# [WHAT IS REQUIRED]
What lines of the data hold the string "chart"? Pull each one out.

++++ DATASET ROWS

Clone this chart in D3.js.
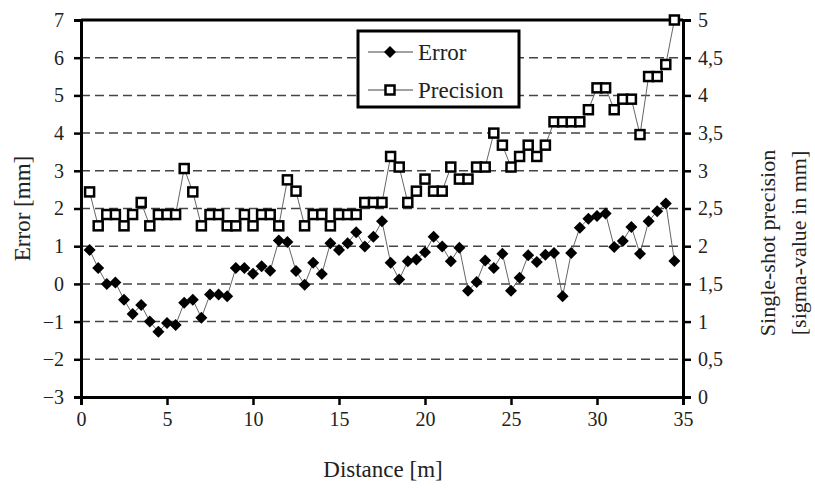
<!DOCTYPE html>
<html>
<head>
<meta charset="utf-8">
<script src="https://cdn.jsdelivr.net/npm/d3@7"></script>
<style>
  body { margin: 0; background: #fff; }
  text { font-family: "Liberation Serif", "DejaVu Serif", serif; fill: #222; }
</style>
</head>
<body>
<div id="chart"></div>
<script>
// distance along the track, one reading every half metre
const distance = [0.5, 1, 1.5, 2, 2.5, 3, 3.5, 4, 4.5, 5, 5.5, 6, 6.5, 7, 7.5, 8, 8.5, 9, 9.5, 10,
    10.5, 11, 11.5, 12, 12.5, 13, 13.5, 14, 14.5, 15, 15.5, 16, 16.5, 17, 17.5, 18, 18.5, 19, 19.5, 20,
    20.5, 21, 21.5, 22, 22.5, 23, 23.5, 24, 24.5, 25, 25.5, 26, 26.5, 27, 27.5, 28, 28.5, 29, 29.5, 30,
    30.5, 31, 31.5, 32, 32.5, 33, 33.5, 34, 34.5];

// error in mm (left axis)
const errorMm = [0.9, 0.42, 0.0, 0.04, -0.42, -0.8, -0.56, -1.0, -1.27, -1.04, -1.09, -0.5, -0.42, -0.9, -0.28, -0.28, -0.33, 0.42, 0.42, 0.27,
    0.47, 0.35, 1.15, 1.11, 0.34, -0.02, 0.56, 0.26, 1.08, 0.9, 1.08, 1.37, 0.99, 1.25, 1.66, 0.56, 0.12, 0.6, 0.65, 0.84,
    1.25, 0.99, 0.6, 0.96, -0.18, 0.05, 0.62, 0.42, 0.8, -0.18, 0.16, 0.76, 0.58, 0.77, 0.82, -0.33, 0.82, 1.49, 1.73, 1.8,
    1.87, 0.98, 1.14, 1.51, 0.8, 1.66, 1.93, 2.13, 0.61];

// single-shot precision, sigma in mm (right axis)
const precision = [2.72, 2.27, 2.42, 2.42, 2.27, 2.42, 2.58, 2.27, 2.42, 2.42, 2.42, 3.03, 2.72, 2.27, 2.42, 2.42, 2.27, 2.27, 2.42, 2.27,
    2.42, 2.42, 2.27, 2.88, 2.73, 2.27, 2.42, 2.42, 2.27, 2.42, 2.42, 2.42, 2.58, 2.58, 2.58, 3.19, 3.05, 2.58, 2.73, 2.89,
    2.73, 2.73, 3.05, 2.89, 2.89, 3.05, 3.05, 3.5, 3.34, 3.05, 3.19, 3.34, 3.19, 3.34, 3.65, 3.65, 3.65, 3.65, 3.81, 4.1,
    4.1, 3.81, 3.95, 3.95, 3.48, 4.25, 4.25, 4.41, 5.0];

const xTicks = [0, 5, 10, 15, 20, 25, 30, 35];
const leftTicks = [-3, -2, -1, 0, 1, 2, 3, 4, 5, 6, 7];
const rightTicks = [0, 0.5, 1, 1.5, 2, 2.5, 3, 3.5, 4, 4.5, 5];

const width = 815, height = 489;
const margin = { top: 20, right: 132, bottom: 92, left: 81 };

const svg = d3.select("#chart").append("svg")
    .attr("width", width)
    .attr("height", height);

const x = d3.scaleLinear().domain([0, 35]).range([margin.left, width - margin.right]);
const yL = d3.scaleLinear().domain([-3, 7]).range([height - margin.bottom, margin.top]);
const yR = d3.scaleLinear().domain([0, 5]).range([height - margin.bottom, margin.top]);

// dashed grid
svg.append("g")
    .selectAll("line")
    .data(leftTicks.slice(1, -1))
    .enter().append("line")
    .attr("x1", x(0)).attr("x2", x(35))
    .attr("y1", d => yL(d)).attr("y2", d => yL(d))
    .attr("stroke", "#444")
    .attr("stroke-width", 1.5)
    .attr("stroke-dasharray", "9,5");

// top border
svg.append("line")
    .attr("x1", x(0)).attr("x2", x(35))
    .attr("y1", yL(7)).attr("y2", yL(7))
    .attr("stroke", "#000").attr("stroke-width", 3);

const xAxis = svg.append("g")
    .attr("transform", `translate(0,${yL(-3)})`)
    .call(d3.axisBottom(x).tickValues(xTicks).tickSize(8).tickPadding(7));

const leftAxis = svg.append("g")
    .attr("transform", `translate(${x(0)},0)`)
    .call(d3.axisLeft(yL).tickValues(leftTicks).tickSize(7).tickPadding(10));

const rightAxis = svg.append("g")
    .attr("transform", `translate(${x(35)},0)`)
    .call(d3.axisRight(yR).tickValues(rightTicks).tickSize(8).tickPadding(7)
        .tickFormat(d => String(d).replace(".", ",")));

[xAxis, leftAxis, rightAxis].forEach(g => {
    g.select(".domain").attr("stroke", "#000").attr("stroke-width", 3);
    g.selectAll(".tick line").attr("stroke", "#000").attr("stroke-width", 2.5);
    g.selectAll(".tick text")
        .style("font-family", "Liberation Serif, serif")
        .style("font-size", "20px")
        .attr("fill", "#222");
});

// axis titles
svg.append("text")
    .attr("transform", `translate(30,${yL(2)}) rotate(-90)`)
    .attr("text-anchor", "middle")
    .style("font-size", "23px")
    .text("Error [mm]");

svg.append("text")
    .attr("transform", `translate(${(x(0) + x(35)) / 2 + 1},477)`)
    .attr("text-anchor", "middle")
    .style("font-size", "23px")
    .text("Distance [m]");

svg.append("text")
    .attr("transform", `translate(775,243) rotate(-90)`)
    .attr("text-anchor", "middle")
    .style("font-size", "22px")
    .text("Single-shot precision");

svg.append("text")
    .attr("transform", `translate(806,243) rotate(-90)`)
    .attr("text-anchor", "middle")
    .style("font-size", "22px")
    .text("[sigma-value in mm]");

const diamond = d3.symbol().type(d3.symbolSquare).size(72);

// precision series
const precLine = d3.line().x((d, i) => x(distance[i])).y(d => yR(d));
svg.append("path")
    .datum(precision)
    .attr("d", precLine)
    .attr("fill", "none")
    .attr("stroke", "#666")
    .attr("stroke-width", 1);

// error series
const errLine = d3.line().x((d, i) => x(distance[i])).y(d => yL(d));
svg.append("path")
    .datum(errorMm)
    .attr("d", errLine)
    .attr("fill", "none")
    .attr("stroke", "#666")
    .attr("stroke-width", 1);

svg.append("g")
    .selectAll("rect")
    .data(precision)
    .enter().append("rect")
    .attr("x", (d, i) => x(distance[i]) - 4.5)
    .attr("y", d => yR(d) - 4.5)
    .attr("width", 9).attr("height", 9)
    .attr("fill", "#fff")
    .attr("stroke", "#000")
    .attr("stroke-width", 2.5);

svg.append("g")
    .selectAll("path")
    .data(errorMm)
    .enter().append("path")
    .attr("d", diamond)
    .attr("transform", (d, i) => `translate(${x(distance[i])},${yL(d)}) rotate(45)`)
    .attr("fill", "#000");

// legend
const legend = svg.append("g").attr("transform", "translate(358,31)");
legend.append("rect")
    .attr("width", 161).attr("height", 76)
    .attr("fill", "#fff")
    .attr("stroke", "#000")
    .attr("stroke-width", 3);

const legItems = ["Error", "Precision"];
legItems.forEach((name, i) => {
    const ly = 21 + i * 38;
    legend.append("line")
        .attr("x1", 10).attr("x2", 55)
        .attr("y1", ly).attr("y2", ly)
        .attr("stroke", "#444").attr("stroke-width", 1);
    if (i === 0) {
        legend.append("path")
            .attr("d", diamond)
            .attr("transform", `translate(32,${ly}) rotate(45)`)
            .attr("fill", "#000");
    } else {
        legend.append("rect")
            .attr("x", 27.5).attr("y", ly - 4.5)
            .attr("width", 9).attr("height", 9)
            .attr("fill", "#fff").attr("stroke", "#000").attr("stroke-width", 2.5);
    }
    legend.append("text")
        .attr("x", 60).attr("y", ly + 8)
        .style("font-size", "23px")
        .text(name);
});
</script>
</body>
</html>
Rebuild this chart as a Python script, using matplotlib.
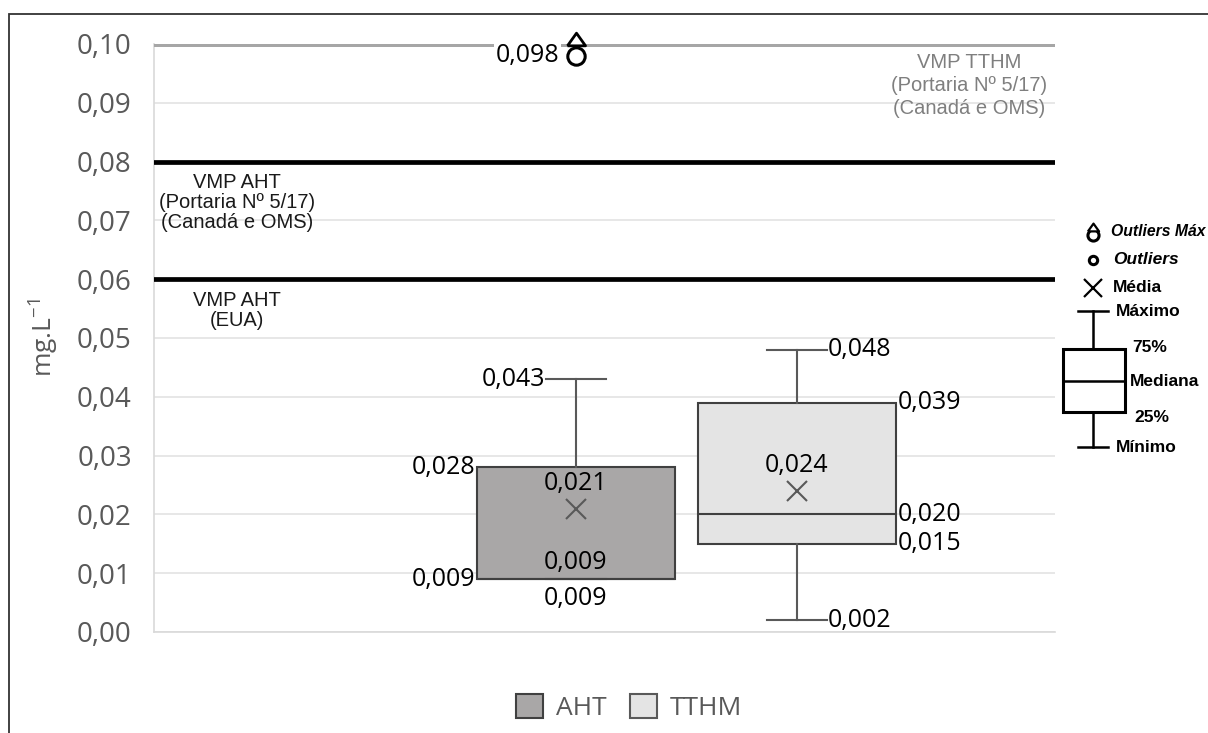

++++++++

# [RESPONSE TO THIS EXERCISE]
Clone this chart in D3.js.
<div id="chart"></div>
const svg = d3.select("#chart").append("svg")
Rebuild this chart as a Python script, using matplotlib.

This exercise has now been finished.